Silverman disagreed with Canty’s assertion.

“If you’re in a situation where the meeting is already being recorded by other parties and everyone’s aware of that, then I can’t think of any need that exists to then inform others that you are recording too,” he said. “There’s no expectation of privacy at these public meetings to begin with. But if there were – and I’m not saying that there is – a need to announce that the recording is happening anyway, that that need ceases to exist once other parties are recording. That notice has been given. Everyone understands that the recording is occurring.”

Town Manager Derek Brindisi. Credit: (Photo by Wes Ennis)

Asked whether he had previously interrupted a meeting to warn people that they might be breaking the law by recording it, Canty said, “I don’t recall. I’ve only been on the board for 13 months. I don’t recall an instance where someone was recording on their phone in a way that I was made aware of it, either directly or indirectly, but I would call someone out for it because it is a felony.”

He also could not remember an instance in which a reporter faced criminal charges for recording a public meeting without first announcing it.

Thys made “an innocent mistake,” Canty said, “but you know, at the end of the day, unfortunately, ignorance of the law is no defense.”

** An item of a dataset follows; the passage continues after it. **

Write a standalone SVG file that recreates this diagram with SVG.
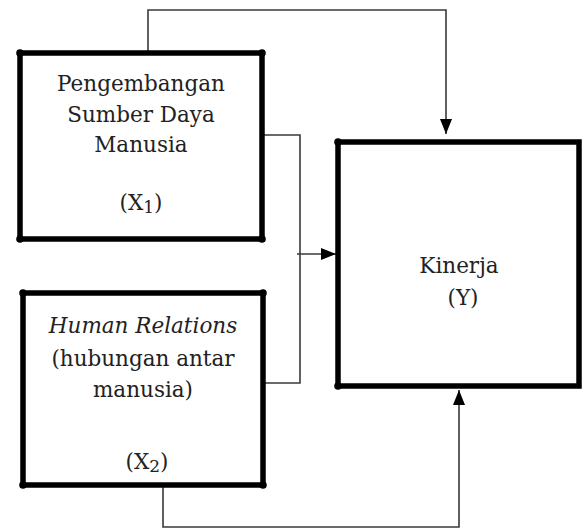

Thys said he made no effort to hide what he was doing and did not consider it a “mistake.”

Silverman said that aside from Canty’s invocation of the wiretapping law and the threat of jail time – which he believes has never been used against a reporter covering a public meeting – the Opening Meeting Law section related to announcing a recording is flimsy. “I’m not aware of anyone challenging it,” he said, “but I question how that could be enforced.”

It was that Open Meeting Law clause that Brindisi pasted into the email he sent Thys during the meeting.

“I walked over to Dickie [Quintal], the chair, and to Kevin [Canty] and said, ‘Hey, just so you know, we have somebody who’s recording in here.’” Brindisi said in an interview. “‘You may want to make an announcement that recordings have to be announced before the recording begins.’ So it was nothing other than that…You have to speak to Kevin about why he chose the words that he chose.”

Going forward, Brindisi said, the requirement to announce the intent to record a public meeting will be made explicit.

“Because of this, we actually plan on putting a statement on every future agenda that any recordings need to be stated publicly before the recordings begin,” he said.

The Select Board itself has run afoul of the Open Meeting Law. In April, it was reprimanded by state Attorney General Andrea Campbell for violating the law multiple times last year. Brindisi said at the time that the allegations were minor in nature, but that the town took the complaints “very seriously” and always strives to “make improvements.”